Advocates for government price controls and the public option are attacking Colorado hospitals with a rebranded research paper from Rand Corp. But even the authors of the paper admit their numbers are shaky.
CLAIM #1: The price of all healthcare services should be benchmarked against Medicare reimbursement rates.
FACT: The Colorado Hospital Value Report, recently published by the Colorado Consumer Health Initiative and the Colorado Business Group on Health, purports to be a tool for comparing hospital costs and quality across the state. However, the report’s underlying objective is to argue for an expansion of government price controls on Colorado hospitals.
Specifically, page 13 of the report calls for employers and private insurance companies to:
“Demand a shift from contracts based on a discount-from-charges contracts to contracts benchmarked against Medicare…”
This benchmark argument is often used by those who support price controls and a public option, which state officials are currently looking at. For example, the first draft of a reinsurance bill in the Colorado legislature this year would have capped prices that private health insurance companies pay to doctors, nurses, hospitals and other healthcare providers to “a percentage of Medicare reimbursement rates.” Similar price controls can also be found in “public option” proposals at the state and federal level.
Medicare and Medicaid, however, pay only 69 cents on the dollar for cost for care provided in Colorado.
One of the groups that produced the Colorado Hospital Value Report has demanded a new state-run insurance program and the below-cost price controls that go with it. That group, the Colorado Consumer Health Initiative, has even proposed a further expansion of the state’s Medicaid program to create a public option.

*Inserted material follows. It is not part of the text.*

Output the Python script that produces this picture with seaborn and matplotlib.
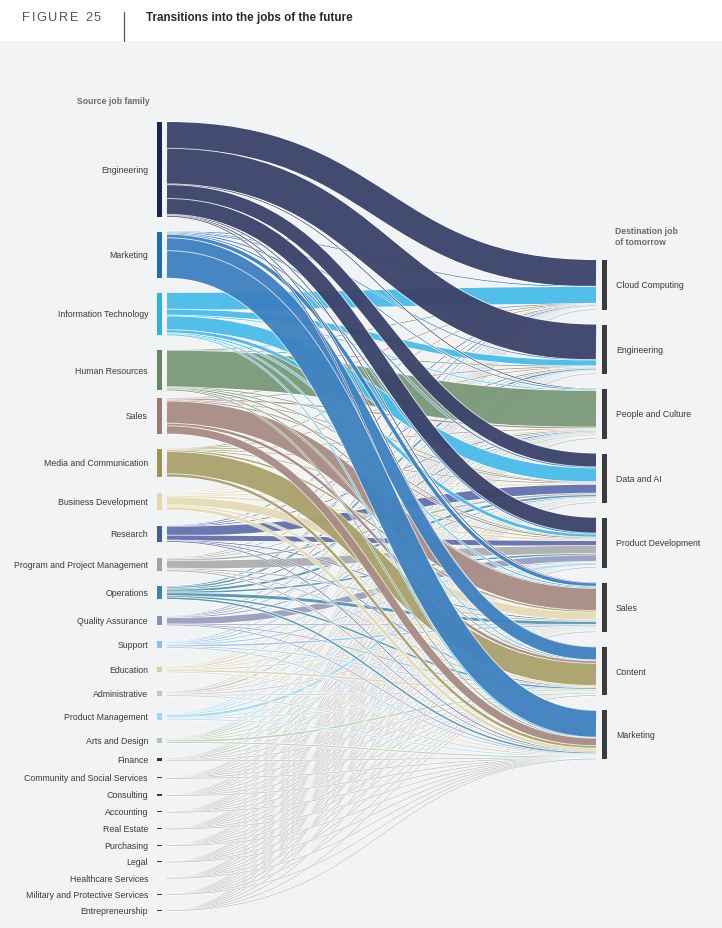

CLAIM #2: There is too much price variation in Colorado’s hospital sector, and private insurance companies should be paying much closer to Medicare rates for hospital care.
FACT: The principal data source for the Colorado Hospital Value Report is an earlier Rand Corp. study, which we have reviewed in detail before.
What public option advocates ignore are the massive problems with the numbers in the Rand Corp. study – problems that the authors have quietly admitted themselves.
To recap, the fine print of the report includes four pages of “limitations” which reveal the findings of the authors to be highly questionable. Specifically:
1. “Our claims data sources lacked consistent flags for in-network versus out-of-network providers, and our analysis was not limited to in-network providers. Therefore, the prices that we report represent a mixture of negotiated contracted rates paid to in-network providers and allowed amounts for services provided by out-of-network providers.”
The report ignores the differences between out-of-network and in-network prices. Most people pay in-network prices, which are much lower. Failing to account for this dramatically inflates any price estimates developed by the authors.
2. “Also, it is possible that some private health plans bundle the payment for the professional component with the payment for the facility claim—in that case, facility prices relative to Medicare would be overstated because they do not include the professional component in the simulated Medicare price.”
The report’s authors don’t know what was being paid for because private insurance companies often bill differently than Medicare. Therefore, the authors may be comparing a Medicare hospital facility charge to what an insurance company paid for both the hospital and the healthcare services provided by medical professionals. As noted before, the price paid by the insurance company for two things will be larger than the price paid by Medicare for one thing.
Other important factors were ignored by the Rand Corp. study and the Colorado Hospital Value Report that relies on those findings. According to the Colorado Hospital Association:
“When looking at price and quality, comparisons should be made across comparable hospitals – such as by type, geography and service offerings. Comparing small critical access hospitals to large academic medical centers to community hospitals to urban trauma centers, which vary significantly in the range of services offered and the patient populations served can be misleading.”
Finally, at least twice in the last year, federal judges have ruled that Medicare rate changes made by the federal government violated the law.